Saving Your Credit After the Divorce

Hindsight is always 20/20 and many people get a divorce without preparing their finances beforehand. This is understandable, as it may be hard to set aside emotions long enough to get everything in order. However, not doing so can result in serious issues with your credit score. If you have already finalized your divorce and are now being held responsible for your former spouse's debts, make sure you do the following.

  1. Check Your Credit Score — This is something you should do at least once a year, but it is especially important after major life events. By checking your credit score you can see if your credit has been adversely affected by your divorce. It will also show if there are any debts that you used to share with your spouse that are now being neglected. This will point you in the right direction when it comes time to cancel any joint accounts.
  2. Separate/Cancel All Joint Accounts — Even if you ended your divorce on very bad terms, you simply must have a sit-down with your ex. Any and all accounts, debts and property that you still share should be separated, canceled or sold. In other words, you must separate your finances like you have separated your relationship. This can be most easily accomplished with your former spouse's help. If he/she won't help, it is time to call your lawyer. Either way, your financial ties must be severed.
  3. Notify Creditors of Your Divorce — Once you have separated/canceled all of your joint accounts/debts, you are no longer legally bound to your former spouse's current debts. Call all of the creditors who have been bothering you and alert them to this fact. In a perfect world, they would apologize for the inconvenience and never call you again. However, it may take awhile before such calls cease entirely. In addition to notifying the proper collectors, you should right a letter to them as well. That will help them to expedite their file updates.
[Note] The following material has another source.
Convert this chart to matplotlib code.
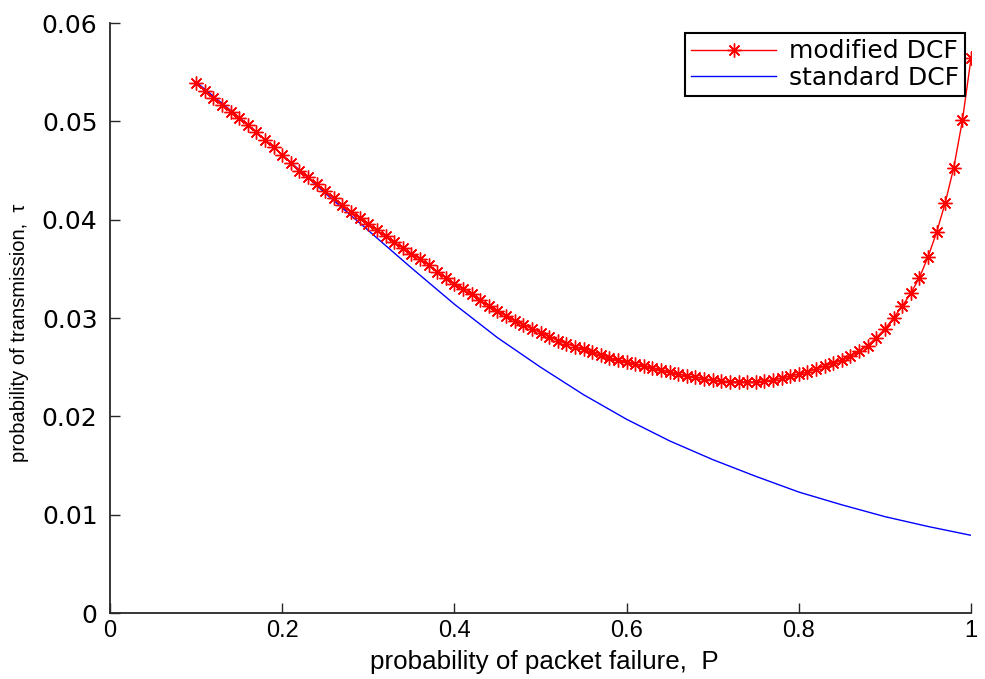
import matplotlib
matplotlib.use("Agg")
import matplotlib.pyplot as plt

# ---------------- data ----------------
p_modified = [0.10, 0.11, 0.12, 0.13, 0.14, 0.15, 0.16, 0.17, 0.18, 0.19,
              0.20, 0.21, 0.22, 0.23, 0.24, 0.25, 0.26, 0.27, 0.28, 0.29,
              0.30, 0.31, 0.32, 0.33, 0.34, 0.35, 0.36, 0.37, 0.38, 0.39,
              0.40, 0.41, 0.42, 0.43, 0.44, 0.45, 0.46, 0.47, 0.48, 0.49,
              0.50, 0.51, 0.52, 0.53, 0.54, 0.55, 0.56, 0.57, 0.58, 0.59,
              0.60, 0.61, 0.62, 0.63, 0.64, 0.65, 0.66, 0.67, 0.68, 0.69,
              0.70, 0.71, 0.72, 0.73, 0.74, 0.75, 0.76, 0.77, 0.78, 0.79,
              0.80, 0.81, 0.82, 0.83, 0.84, 0.85, 0.86, 0.87, 0.88, 0.89,
              0.90, 0.91, 0.92, 0.93, 0.94, 0.95, 0.96, 0.97, 0.98, 0.99,
              1.00]
tau_modified = [0.0539, 0.0531, 0.0524, 0.0517, 0.0510, 0.0503, 0.0496, 0.0489, 0.0481, 0.0474,
                0.0466, 0.0458, 0.0450, 0.0443, 0.0436, 0.0429, 0.0422, 0.0415, 0.0408, 0.0402,
                0.0396, 0.0389, 0.0383, 0.0377, 0.0371, 0.0365, 0.0360, 0.0354, 0.0347, 0.0341,
                0.0335, 0.0329, 0.0324, 0.0318, 0.0312, 0.0307, 0.0302, 0.0297, 0.0293, 0.0289,
                0.0285, 0.0281, 0.0277, 0.0274, 0.0271, 0.0268, 0.0265, 0.0262, 0.0259, 0.0257,
                0.0255, 0.0253, 0.0251, 0.0249, 0.0247, 0.0245, 0.0243, 0.0241, 0.0240, 0.0238,
                0.0237, 0.0236, 0.0235, 0.0235, 0.0235, 0.0235, 0.0236, 0.0237, 0.0239, 0.0241,
                0.0243, 0.0245, 0.0248, 0.0251, 0.0254, 0.0257, 0.0261, 0.0266, 0.0272, 0.0280,
                0.0289, 0.0300, 0.0312, 0.0325, 0.0341, 0.0362, 0.0387, 0.0417, 0.0453, 0.0501,
                0.0564]

p_standard = [0.10, 0.15, 0.20, 0.25, 0.30, 0.35, 0.40, 0.45, 0.50, 0.55,
              0.60, 0.65, 0.70, 0.75, 0.80, 0.85, 0.90, 0.95, 1.00]
tau_standard = [0.0540, 0.0504, 0.0466, 0.0427, 0.0389, 0.0351, 0.0314, 0.0280, 0.0250, 0.0222,
                0.0197, 0.0175, 0.0156, 0.0139, 0.0123, 0.0110, 0.0098, 0.0088, 0.0079]

x_ticks = [0, 0.2, 0.4, 0.6, 0.8, 1]
x_tick_labels = ["0", "0.2", "0.4", "0.6", "0.8", "1"]
y_ticks = [0, 0.01, 0.02, 0.03, 0.04, 0.05, 0.06]
y_tick_labels = ["0", "0.01", "0.02", "0.03", "0.04", "0.05", "0.06"]

series_labels = ["modified DCF", "standard DCF"]
x_label = "probability of packet failure,  P"
y_label = "probability of transmission,  \u03c4"

# ---------------- fonts ----------------
plt.rcParams["font.family"] = ["Liberation Sans", "DejaVu Sans"]

# ---------------- figure ----------------
fig = plt.figure(figsize=(9.85, 6.79), dpi=100)
ax = fig.add_axes([0.1117, 0.0972, 0.8741, 0.8689])

ax.plot(p_modified, tau_modified, color="#ff0000", lw=1.0,
        marker=(8, 2, 0), markersize=10, markeredgewidth=1.0,
        label=series_labels[0], zorder=3)
ax.plot(p_standard, tau_standard, color="#0000ff", lw=1.0,
        label=series_labels[1], zorder=2)

ax.set_xlim(0, 1)
ax.set_ylim(0, 0.06)
ax.set_xticks(x_ticks)
ax.set_xticklabels(x_tick_labels, family=["Liberation Sans", "DejaVu Sans"], fontsize=17)
ax.set_yticks(y_ticks)
ax.set_yticklabels(y_tick_labels, family=["DejaVu Sans"], fontsize=18)

for side in ("top", "right"):
    ax.spines[side].set_visible(False)
for side in ("left", "bottom"):
    ax.spines[side].set_color("#262626")
    ax.spines[side].set_linewidth(1.3)
ax.tick_params(direction="in", length=7, width=1.0, color="#262626",
               labelcolor="#000000")
ax.tick_params(axis="y", pad=9)
ax.tick_params(axis="x", pad=5)

ax.set_xlabel(x_label, family=["Liberation Sans", "DejaVu Sans"], fontsize=18.7)
ax.xaxis.set_label_coords(0.504, -0.062)
ax.set_ylabel(y_label, family=["Liberation Sans", "DejaVu Sans"], fontsize=14.5)
ax.yaxis.set_label_coords(-0.094, 0.475)

leg = ax.legend(loc="upper right", bbox_to_anchor=(0.993, 0.983),
                prop={"family": ["DejaVu Sans"], "size": 18},
                fancybox=False, edgecolor="#000000", framealpha=1,
                borderpad=0.25, labelspacing=0.1, handlelength=3.4,
                handletextpad=0.5, borderaxespad=0.0)
leg.get_frame().set_linewidth(1.5)

fig.savefig("out.png", dpi=100)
Divorce is an ugly thing, no matter how it is carried out. The end of a marriage is a traumatic event that is only compounded by high court costs and possible credit problems after everything has settled. If you are thinking about divorce, follow the proper steps in separating you and your spouse's finances. Otherwise, your credit score may plummet until everything is in order. The modern world revolves around credit, so a low credit score can have a devastating effect on your life. By taking the measures listed above, you can avoid any further distress than divorce has already caused you.